2007-02-07

Cat on a Hot Tin Roof

Made the mistake last year of taking a "my-choice" subscription to the theater. It means I can choose any 10 plays I want. The problem is, I have to choose rather far in advance, and knowing when I will be free is not easy. I actually liked the "take-what-you-get" subscription. They announce it to you 6 weeks in advance, and you get one option to move the date. Otherwise, you just put it on your calendar, the tickets come in the mail and you go. I've had some great seats and plays, and some really, really awful ones. I think it was after we got the third "Boulevard-Theater" in a row that we cancelled that, though.

Anyway, we've been trying to get tickets to the German version of Tennessee Williams "Cat on a Hot Tin Roof" playing at the Lehniner Schaubühne - been sold out since it opened. Last night was the night (and we even met a fellow handball club member, seems we all have to get some culture after all that sports excitement).

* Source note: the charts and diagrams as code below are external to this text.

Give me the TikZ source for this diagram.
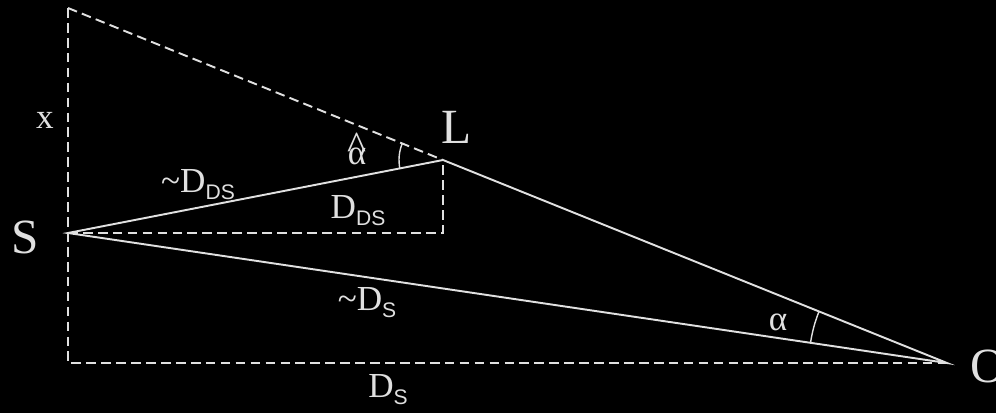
\documentclass[tikz,border=0pt]{standalone}
\usepackage{fontspec}
\setmainfont{Liberation Serif}
\setsansfont{Liberation Sans}
\usetikzlibrary{angles,positioning,calc}
\definecolor{linegray}{gray}{0.88}
\tikzset{
  dashline/.style={draw=linegray,line width=1.1pt,dash pattern=on 5.5pt off 3pt},
  solidline/.style={draw=linegray,line width=1.1pt},
  arcline/.style={draw=linegray,line width=0.8pt},
  biglbl/.style={text=linegray,font=\fontsize{28}{30}\selectfont,inner sep=0pt},
  lbl/.style={text=linegray,font=\fontsize{20}{22}\selectfont,inner sep=0pt}
}
\newcommand{\dsub}[1]{\raisebox{-4pt}{\sffamily\fontsize{12}{12}\selectfont #1}}
\newcommand{\hatalpha}{\ooalign{α\cr\hidewidth\raisebox{3pt}{\fontsize{23}{0}\selectfont\textasciicircum}\hidewidth\cr}}

\begin{document}
\begin{tikzpicture}[x=0.02cm,y=0.02cm]
    % Background
    \fill[black] (0,0) rectangle (996,413);
    \useasboundingbox (0,0) rectangle (996,413);

    % Points
    \coordinate (top) at (68,405);
    \coordinate (S) at (68,180);
    \coordinate (bl) at (68,50);
    \coordinate (O) at (947,50);
    \coordinate (L) at (443,253);
    \coordinate (foot) at (443,180);

    % Dashed construction lines
    \draw[dashline] (top) -- (bl) -- (O);
    \draw[dashline] (top) -- (L);
    \draw[dashline] (S) -- (foot) -- (L);

    % Rays
    \draw[solidline] (S) -- (L) -- (O) -- cycle;

    % Angles
    \pic[arcline,angle radius=2.76cm] {angle=L--O--S};
    \pic[arcline,angle radius=0.88cm] {angle=top--L--S};

    % Point labels
    \node[biglbl] (Slbl) at (25,176) {S};
    \node[biglbl] (Llbl) at (457,286) {L};
    \node[biglbl] (Olbl) at (988,47) {O};
    \node[lbl] (xlbl) at (45,293) {x};

    % Angle labels
    \node[lbl] (ahat) at (357,257) {\hatalpha};
    \node[lbl] (alpha) at (778,91) {α};

    % Distance labels
    \node[lbl] (dds1) at (198,228) {\textasciitilde D\dsub{DS}};
    \node[lbl] (dds2) at (358,202) {D\dsub{DS}};
    \node[lbl] (ds1) at (367,110) {\textasciitilde D\dsub{S}};
    \node[lbl] (ds2) at (388,23) {D\dsub{S}};
\end{tikzpicture}
\end{document}
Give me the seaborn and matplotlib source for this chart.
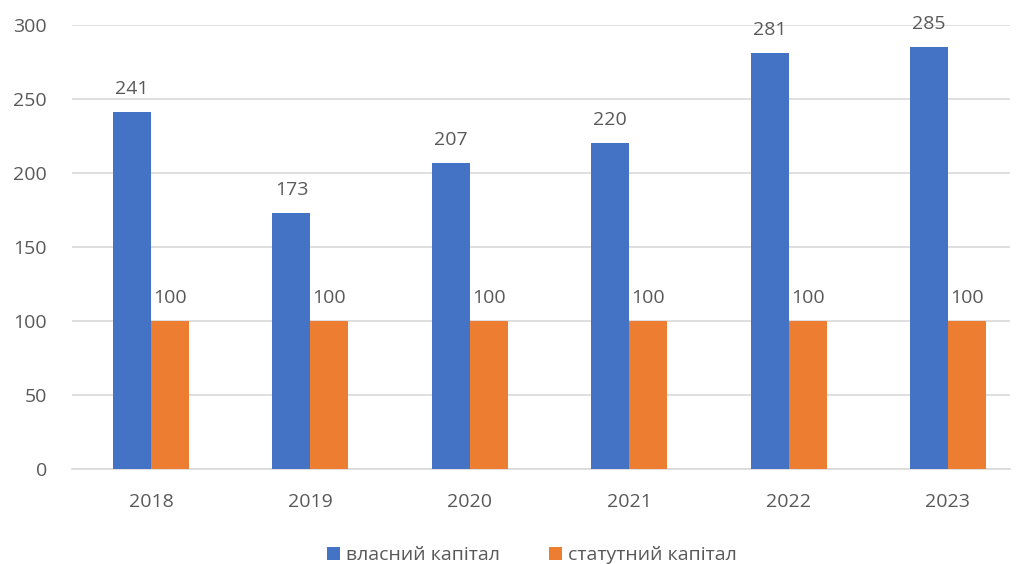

The audience is not let in until a few minutes before the start, and the noisy children (the "neckless monsters", TW does have a good feeling for words!) are on the stage already singing. They are singing in English, but they are singing the song backwards. Don't know if there is a point to this, but in case anyone reads this from the play, the words go: "I love the mountains, I love the rolling hills, I love the flowers, I love the daffodils, I love the fireside, when all the lights are low, Boom-dee-ah-da, Boom-dee-ah-da, Boom-dee-ah-da, Boom-dee-ah-da". Repeat ad nauseum. Sang it every single summer for hours on end at Jumonville camp (goodness, it still exists and has a home page!).

Anyway, everyone gets settled and the play gets going. The stage uses the same bits of modern doors/windows they use for all the plays about the lies we live in behind closed doors. But they have this big bird cage on top - bird flu be damned. They had had some crows in there (which would be very fitting, crow on the cradle and all that), but some animal activists screamed and now they have a buzzard. It just perches there, gets videos shown on it, and watches us watching him. Or her.

The main character, Maggie (the cat), is good, but not really quite the bitch that TW has written into the piece. Her lines are wonderfully sarcastic. Elizabeth Taylor was perfect for this part in the movie with Paul Newmann as the alcoholic ex-football player Brick.

The name of the play/movie comes from a bit of dialogue between Maggie and Brick:

  • Maggie - You know what I feel like? I feel all the time like a cat on a hot tin roof.
  • Brick - Then jump off the roof, Maggie. Jump off it. Cats jump off roofs and land uninjured. Do it. Jump.
  • Maggie - Jump where? Into what?
Exactly - where are you to jump? Turn into your sister-in-law, dropping babies once a year? Turn into your mother-in-law, an overbearing women living another happy-family lie? Get a baby of your own from a guy who does not really love you and drinks far too much? Getting a job and a life of one's own was not an option in the 50s.

The booklet for the play has a piece by Catherine Tice called "Is Tennessee here?" about meeting TW. One sentence rather sums it up, I'll put in a second to add some context and note that I am translating back from the German:
Up until now my father had not met the great man. He admired Williams above all others, as many did in his generation, those who opened up to their homosexuality in the Seventies, who drank too much and constantly rejected their families and wrestled with the burdon of their own self-hatred.
I am reminded of the title of a book by Douglas Coupland: "all families are psychotic". Maybe we just have to accept that our families made us what we are - good or bad or inbetween - and get on with our lives, in turn making our own children miserable.

Anyway, it was entertaining, but those chairs at the Schaubühne are not suitable for people with back problems, take a pillow with you.